Entre radio et téléphone

Le téléphone sonne, Achraf al-Qodra prend fébrilement des notes, pendant que la radio posée sur son bureau égrène les morts dans un Gaza dévasté. Le porte-parole appelle les hôpitaux débordés, suit la trace des blessés transportés en ambulance.

Et ne cache pas sa colère. «Je vois des corps et des morceaux de corps tout le temps. Mais ce qui me touche le plus, c'est de voir des femmes et des enfants tués dans les bombardements», témoigne-t-il.

«Ils ont visé l'hôpital al-Wafa (dans la banlieue de Gaza), l'hôpital des Martyrs, l'hôpital européen (à Khan Younès), comme je craignais.
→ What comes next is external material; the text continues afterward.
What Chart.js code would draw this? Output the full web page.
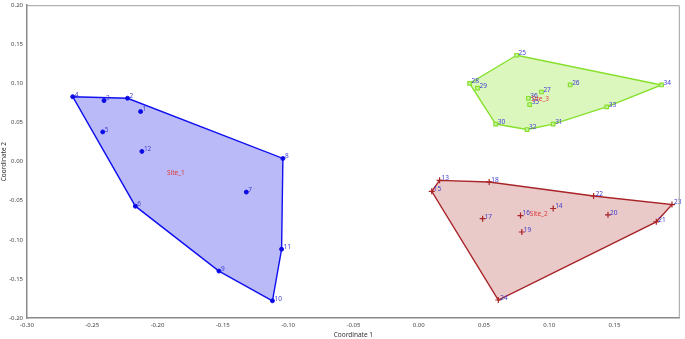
<!DOCTYPE html>
<html>
<head>
<meta charset="utf-8">
<script src="https://cdn.jsdelivr.net/npm/chart.js@4/dist/chart.umd.min.js"></script>
<style>
  html, body { margin: 0; padding: 0; background: #fff; }
  #wrap { width: 685px; height: 339px; }
</style>
</head>
<body>
<div id="wrap"><canvas id="chart" width="685" height="339"></canvas></div>
<script>
// site 1 (blue dots)
const site1Ids = [1, 2, 3, 4, 5, 6, 7, 8, 9, 10, 11, 12];
const site1X = [-0.213, -0.223, -0.241, -0.265, -0.242, -0.217, -0.132, -0.104, -0.153, -0.112, -0.105, -0.212];
const site1Y = [0.064, 0.081, 0.078, 0.083, 0.038, -0.057, -0.039, 0.004, -0.140, -0.178, -0.112, 0.013];
const site1Hull = [4, 2, 8, 11, 10, 9, 6, 4];

// site 2 (red crosses)
const site2Ids = [13, 14, 15, 16, 17, 18, 19, 20, 21, 22, 23, 24];
const site2X = [0.016, 0.103, 0.010, 0.078, 0.049, 0.054, 0.079, 0.145, 0.182, 0.134, 0.194, 0.061];
const site2Y = [-0.024, -0.060, -0.038, -0.069, -0.073, -0.026, -0.090, -0.068, -0.077, -0.044, -0.055, -0.177];
const site2Hull = [13, 18, 22, 23, 21, 24, 15, 13];

// site 3 (green squares)
const site3Ids = [25, 26, 27, 28, 29, 30, 31, 32, 33, 34, 35, 36];
const site3X = [0.075, 0.116, 0.094, 0.039, 0.045, 0.059, 0.103, 0.083, 0.144, 0.186, 0.085, 0.084];
const site3Y = [0.136, 0.098, 0.089, 0.100, 0.094, 0.048, 0.048, 0.041, 0.070, 0.098, 0.073, 0.081];
const site3Hull = [25, 34, 33, 31, 32, 30, 28, 25];

// group names and where their label sits
const siteNames = ['Site_1', 'Site_2', 'Site_3'];
const siteLabelX = [-0.186, 0.092, 0.093];
const siteLabelY = [-0.015, -0.067, 0.080];

const xMin = -0.30, xMax = 0.20, yMin = -0.20, yMax = 0.20;

function pts(ids, xs, ys) {
  return ids.map((id, i) => ({ x: xs[i], y: ys[i], id: id }));
}
function hull(order, ids, xs, ys) {
  return order.map(id => {
    const i = ids.indexOf(id);
    return { x: xs[i], y: ys[i] };
  });
}

const sites = [
  { ids: site1Ids, x: site1X, y: site1Y, hull: site1Hull, line: '#1010f0', fill: 'rgba(40,40,235,0.32)', style: 'circle', r: 2, pf: '#0a0ae0', bw: 1 },
  { ids: site2Ids, x: site2X, y: site2Y, hull: site2Hull, line: '#a82428', fill: 'rgba(170,40,40,0.25)', style: 'cross', r: 3, pf: '#a82428', bw: 1.2 },
  { ids: site3Ids, x: site3X, y: site3Y, hull: site3Hull, line: '#86e02c', fill: 'rgba(140,230,40,0.3)', style: 'rect', r: 2.5, pf: 'rgba(200,245,160,1)', bw: 1.2 }
];

const datasets = [];
sites.forEach((s, k) => {
  datasets.push({
    label: siteNames[k] + ' points',
    data: pts(s.ids, s.x, s.y),
    pointStyle: s.style,
    pointRadius: s.r,
    pointBackgroundColor: s.pf,
    pointBorderColor: s.line,
    pointBorderWidth: s.bw,
    showLine: false,
    order: 1
  });
  datasets.push({
    label: siteNames[k],
    data: hull(s.hull, s.ids, s.x, s.y),
    showLine: true,
    borderColor: s.line,
    borderWidth: 1.4,
    backgroundColor: s.fill,
    fill: 'shape',
    pointRadius: 0,
    tension: 0,
    order: 2
  });
});

// numbers next to each point + site name labels
const labelPlugin = {
  id: 'labels',
  afterDatasetsDraw(chart) {
    const ctx = chart.ctx;
    const xs = chart.scales.x, ys = chart.scales.y;
    ctx.save();
    ctx.font = '6.5px "Noto Sans", sans-serif';
    ctx.fillStyle = '#3b3bd0';
    ctx.textBaseline = 'middle';
    ctx.textAlign = 'left';
    sites.forEach(s => {
      s.ids.forEach((id, i) => {
        const px = xs.getPixelForValue(s.x[i]);
        const py = ys.getPixelForValue(s.y[i]);
        ctx.fillText(String(id), px + 2, py - 2);
      });
    });
    ctx.fillStyle = '#e03a3a';
    ctx.textAlign = 'center';
    siteNames.forEach((n, k) => {
      ctx.fillText(n, xs.getPixelForValue(siteLabelX[k]), ys.getPixelForValue(siteLabelY[k]));
    });
    ctx.restore();
  },
  afterDraw(chart) {
    const a = chart.chartArea, ctx = chart.ctx;
    ctx.save();
    ctx.strokeStyle = '#a0a0a0';
    ctx.lineWidth = 1;
    ctx.beginPath();
    ctx.moveTo(a.left, a.top + 0.5);
    ctx.lineTo(a.right - 0.5, a.top + 0.5);
    ctx.lineTo(a.right - 0.5, a.bottom);
    ctx.stroke();
    ctx.restore();
  }
};

const tickFont = { family: '"Noto Sans", sans-serif', size: 6 };

new Chart(document.getElementById('chart'), {
  type: 'scatter',
  data: { datasets: datasets },
  plugins: [labelPlugin],
  options: {
    responsive: false,
    animation: false,
    layout: { padding: { top: 3, right: 2, left: 0, bottom: 0 } },
    plugins: { legend: { display: false }, tooltip: { enabled: false } },
    scales: {
      x: {
        min: xMin, max: xMax,
        grid: { display: false, drawTicks: true, tickLength: 3, color: '#888' },
        border: { color: '#8a8a8a', width: 1.5 },
        ticks: { stepSize: 0.05, font: tickFont, color: '#444', padding: 1, maxRotation: 0, autoSkip: false,
                 callback: v => (v > 0.19 ? null : v.toFixed(2)) },
        title: { display: true, text: 'Coordinate 1', font: { family: '"Noto Sans", sans-serif', size: 6.5 }, color: '#333', padding: { top: 2, bottom: 0 } },
        afterFit: sc => { sc.height = 21; }
      },
      y: {
        min: yMin, max: yMax,
        grid: { display: false, drawTicks: true, tickLength: 3, color: '#888' },
        border: { color: '#8a8a8a', width: 1.5 },
        ticks: { stepSize: 0.05, font: tickFont, color: '#444', padding: 1, autoSkip: false,
                 callback: v => v.toFixed(2) },
        title: { display: true, text: 'Coordinate 2', font: { family: '"Noto Sans", sans-serif', size: 6.5 }, color: '#333', padding: { top: 0, bottom: 0 } },
        afterFit: sc => { sc.width = 27; }
      }
    }
  }
});
</script>
</body>
</html>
Je n'ai aucun doute sur le fait qu'ils frapperont ici à un moment ou à un autre ici», lâche-t-il à propos de l'hôpital Chifa, le plus important de Gaza, en regardant par la fenêtre une ambulance arriver chargée de blessés.

Les Israéliens tiennent le Hamas pour responsable des pertes civiles en l'accusant de dissimuler ses armes et ses centres opérationnels dans des écoles, des mosquées ou des hôpitaux.

Le téléphone sonne encore: cinq morts et 70 blessés à Khan Younès (sud).

Mais à l'appel suivant, le visage du médecin s'éclaircit d'un rare sourire. C'est son épouse, qui lui donne des nouvelles de leurs quatre enfants. «Ils me manquent», confie l'homme qui, entre deux décomptes, n'a eu le temps de voir sa famille qu'une seule fois en trois semaines.